STATED GOAL
Below is a listing; print exactly its lines from the one containing "Emit a Python" down to the one containing "files = [f.fname", both inclusive, with every picture left out.

RECORDS FOR PROCESSING
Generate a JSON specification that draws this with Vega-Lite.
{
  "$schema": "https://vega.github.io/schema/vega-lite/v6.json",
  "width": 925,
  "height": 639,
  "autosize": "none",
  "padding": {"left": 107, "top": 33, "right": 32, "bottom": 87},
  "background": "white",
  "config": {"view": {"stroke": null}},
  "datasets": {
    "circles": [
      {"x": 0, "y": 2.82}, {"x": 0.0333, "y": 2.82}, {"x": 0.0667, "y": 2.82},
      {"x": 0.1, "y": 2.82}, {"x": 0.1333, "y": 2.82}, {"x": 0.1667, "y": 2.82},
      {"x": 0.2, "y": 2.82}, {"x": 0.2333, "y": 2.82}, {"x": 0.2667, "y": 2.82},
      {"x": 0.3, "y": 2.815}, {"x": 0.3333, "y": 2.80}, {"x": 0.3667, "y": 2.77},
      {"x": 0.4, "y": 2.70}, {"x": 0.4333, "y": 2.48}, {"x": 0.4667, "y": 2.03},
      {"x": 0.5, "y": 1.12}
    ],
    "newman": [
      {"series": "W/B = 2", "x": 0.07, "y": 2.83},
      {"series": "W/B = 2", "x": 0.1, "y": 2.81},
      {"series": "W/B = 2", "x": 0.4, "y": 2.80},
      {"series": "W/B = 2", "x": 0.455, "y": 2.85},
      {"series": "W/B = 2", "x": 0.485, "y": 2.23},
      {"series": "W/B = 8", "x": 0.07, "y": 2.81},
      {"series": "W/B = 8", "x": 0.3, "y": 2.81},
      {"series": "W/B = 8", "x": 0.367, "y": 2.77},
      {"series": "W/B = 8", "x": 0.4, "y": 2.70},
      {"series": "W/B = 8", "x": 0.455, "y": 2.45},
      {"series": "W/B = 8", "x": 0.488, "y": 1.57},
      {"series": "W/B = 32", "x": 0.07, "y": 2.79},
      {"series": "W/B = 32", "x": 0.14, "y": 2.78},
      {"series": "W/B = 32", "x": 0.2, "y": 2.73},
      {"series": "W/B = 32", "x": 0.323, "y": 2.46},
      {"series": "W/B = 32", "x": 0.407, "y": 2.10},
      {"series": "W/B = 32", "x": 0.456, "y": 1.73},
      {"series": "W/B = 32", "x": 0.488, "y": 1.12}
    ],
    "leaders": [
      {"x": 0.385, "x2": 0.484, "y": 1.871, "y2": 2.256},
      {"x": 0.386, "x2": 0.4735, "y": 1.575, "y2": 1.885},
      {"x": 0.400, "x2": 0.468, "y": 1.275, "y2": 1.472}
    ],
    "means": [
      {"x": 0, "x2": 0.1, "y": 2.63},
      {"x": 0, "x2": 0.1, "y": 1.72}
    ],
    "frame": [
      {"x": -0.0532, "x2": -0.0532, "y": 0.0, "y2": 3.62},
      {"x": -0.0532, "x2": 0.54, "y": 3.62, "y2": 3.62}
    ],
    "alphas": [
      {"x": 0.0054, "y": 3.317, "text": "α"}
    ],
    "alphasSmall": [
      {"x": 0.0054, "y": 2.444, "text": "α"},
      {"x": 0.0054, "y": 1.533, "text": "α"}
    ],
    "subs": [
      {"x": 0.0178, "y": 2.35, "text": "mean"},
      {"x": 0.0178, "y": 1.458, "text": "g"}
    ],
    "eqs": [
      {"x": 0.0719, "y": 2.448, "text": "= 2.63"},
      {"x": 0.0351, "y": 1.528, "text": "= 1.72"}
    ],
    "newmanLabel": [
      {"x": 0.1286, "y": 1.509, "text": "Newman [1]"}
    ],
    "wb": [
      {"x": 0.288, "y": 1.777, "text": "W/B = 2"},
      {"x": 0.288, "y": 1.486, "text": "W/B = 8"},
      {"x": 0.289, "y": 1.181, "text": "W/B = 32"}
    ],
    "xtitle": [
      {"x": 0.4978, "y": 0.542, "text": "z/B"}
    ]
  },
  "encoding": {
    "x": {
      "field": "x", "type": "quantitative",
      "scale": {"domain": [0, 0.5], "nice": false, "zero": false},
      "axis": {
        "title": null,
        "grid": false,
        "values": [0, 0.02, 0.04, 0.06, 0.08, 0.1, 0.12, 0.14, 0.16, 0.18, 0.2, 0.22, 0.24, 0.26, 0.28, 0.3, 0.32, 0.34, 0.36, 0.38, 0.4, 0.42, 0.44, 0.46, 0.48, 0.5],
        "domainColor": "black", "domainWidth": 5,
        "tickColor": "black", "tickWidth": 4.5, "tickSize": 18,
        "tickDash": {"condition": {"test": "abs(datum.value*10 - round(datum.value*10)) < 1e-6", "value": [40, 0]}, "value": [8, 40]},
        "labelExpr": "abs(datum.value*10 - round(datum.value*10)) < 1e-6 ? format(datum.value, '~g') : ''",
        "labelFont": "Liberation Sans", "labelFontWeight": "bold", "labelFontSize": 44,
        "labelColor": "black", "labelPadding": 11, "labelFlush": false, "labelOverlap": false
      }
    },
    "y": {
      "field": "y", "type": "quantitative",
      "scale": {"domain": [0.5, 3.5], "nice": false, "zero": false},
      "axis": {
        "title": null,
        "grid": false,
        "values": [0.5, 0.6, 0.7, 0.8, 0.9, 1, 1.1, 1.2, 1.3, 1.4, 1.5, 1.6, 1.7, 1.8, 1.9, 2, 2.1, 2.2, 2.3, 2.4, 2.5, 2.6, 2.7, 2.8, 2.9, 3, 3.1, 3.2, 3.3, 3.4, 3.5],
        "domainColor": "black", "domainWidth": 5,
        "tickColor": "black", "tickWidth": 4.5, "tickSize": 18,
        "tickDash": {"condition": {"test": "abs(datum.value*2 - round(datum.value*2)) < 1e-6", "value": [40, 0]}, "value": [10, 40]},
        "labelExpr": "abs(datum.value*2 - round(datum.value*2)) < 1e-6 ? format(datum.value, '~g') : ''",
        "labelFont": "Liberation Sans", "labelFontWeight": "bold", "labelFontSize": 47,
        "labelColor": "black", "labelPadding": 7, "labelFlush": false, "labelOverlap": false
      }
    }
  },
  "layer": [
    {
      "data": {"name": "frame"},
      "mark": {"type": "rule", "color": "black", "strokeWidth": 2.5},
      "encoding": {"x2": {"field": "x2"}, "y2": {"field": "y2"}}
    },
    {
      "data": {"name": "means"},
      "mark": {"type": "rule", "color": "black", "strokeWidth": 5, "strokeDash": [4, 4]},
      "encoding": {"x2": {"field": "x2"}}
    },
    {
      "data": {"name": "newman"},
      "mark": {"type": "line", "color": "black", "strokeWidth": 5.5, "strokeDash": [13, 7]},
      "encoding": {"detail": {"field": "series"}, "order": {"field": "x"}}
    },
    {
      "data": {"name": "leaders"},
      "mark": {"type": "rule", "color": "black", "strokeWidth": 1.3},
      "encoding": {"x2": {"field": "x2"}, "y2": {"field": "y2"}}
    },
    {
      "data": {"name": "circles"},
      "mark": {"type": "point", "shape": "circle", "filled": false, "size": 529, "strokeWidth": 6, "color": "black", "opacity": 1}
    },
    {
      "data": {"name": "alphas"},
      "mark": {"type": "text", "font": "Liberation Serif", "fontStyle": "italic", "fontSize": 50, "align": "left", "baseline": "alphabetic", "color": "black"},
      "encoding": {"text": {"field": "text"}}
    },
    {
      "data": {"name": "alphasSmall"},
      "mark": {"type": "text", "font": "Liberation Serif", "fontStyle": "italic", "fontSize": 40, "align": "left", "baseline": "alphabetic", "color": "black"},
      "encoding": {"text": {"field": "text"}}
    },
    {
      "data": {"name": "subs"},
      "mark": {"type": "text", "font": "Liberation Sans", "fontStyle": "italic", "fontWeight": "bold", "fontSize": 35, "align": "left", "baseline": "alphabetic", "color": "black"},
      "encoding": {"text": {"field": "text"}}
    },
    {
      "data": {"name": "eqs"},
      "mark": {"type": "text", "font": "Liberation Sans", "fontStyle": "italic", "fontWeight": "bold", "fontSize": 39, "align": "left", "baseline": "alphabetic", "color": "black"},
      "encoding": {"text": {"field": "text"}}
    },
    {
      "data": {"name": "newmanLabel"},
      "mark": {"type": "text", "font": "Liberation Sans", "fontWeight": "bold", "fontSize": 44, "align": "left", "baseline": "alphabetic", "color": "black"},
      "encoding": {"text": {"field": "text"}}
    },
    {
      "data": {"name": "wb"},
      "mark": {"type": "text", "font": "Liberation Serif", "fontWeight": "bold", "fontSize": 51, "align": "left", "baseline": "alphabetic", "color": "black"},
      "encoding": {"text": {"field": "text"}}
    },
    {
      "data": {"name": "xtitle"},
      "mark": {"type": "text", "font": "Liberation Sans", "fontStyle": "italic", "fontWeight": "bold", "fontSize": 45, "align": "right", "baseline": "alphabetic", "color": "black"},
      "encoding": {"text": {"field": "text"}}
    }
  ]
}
* * *
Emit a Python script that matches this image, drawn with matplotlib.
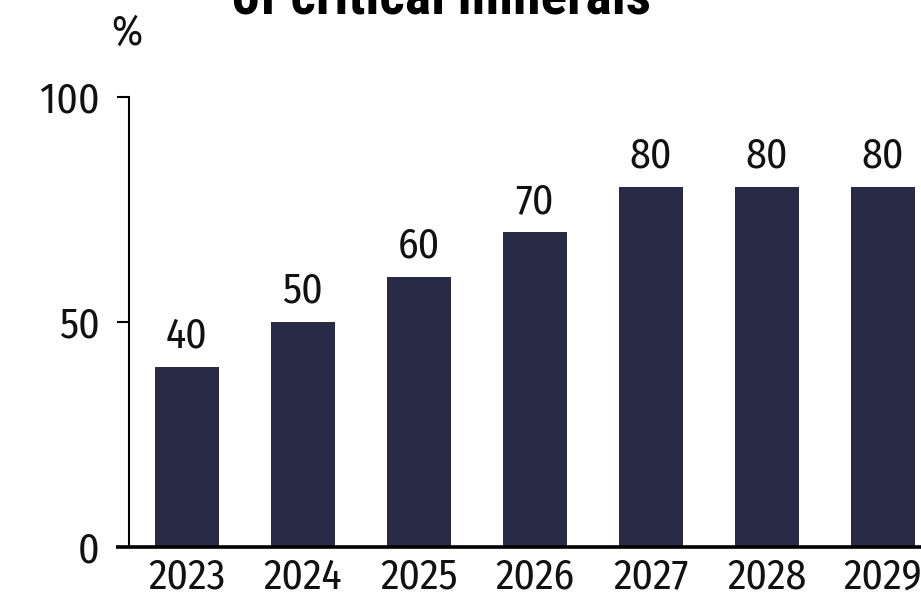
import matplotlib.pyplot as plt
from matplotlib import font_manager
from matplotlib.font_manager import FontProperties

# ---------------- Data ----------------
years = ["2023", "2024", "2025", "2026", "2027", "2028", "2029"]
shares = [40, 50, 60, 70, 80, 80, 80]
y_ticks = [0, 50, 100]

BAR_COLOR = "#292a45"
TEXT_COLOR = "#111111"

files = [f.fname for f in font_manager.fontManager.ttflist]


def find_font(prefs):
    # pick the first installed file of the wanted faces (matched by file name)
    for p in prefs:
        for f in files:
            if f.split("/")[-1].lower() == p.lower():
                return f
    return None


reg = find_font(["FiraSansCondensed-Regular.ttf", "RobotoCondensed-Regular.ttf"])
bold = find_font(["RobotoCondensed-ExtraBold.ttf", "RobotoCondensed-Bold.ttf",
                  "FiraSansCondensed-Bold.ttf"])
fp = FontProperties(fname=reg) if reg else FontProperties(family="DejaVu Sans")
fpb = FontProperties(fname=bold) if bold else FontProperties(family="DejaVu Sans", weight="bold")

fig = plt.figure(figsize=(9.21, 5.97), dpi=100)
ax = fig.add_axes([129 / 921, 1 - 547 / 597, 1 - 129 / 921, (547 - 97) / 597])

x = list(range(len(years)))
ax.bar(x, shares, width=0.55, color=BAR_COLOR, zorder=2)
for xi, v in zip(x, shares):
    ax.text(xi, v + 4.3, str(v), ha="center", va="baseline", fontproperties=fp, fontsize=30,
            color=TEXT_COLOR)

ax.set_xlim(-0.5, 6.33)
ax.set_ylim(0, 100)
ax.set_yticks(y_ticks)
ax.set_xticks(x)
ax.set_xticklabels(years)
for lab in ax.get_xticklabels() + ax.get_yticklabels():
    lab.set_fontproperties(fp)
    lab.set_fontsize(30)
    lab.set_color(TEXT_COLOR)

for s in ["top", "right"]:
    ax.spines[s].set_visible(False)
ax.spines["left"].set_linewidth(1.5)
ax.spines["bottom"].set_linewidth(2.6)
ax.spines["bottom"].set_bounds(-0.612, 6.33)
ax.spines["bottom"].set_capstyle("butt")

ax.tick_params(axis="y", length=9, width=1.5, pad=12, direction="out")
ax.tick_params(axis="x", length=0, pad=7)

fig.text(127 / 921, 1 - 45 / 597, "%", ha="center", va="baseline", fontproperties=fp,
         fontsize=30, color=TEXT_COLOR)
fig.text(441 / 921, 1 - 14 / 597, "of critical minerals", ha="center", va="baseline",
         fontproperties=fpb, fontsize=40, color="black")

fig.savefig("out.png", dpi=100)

ANSWER IN FULL
Emit a Python script that matches this image, drawn with matplotlib.
import matplotlib.pyplot as plt
from matplotlib import font_manager
from matplotlib.font_manager import FontProperties

# ---------------- Data ----------------
years = ["2023", "2024", "2025", "2026", "2027", "2028", "2029"]
shares = [40, 50, 60, 70, 80, 80, 80]
y_ticks = [0, 50, 100]

BAR_COLOR = "#292a45"
TEXT_COLOR = "#111111"

files = [f.fname for f in font_manager.fontManager.ttflist]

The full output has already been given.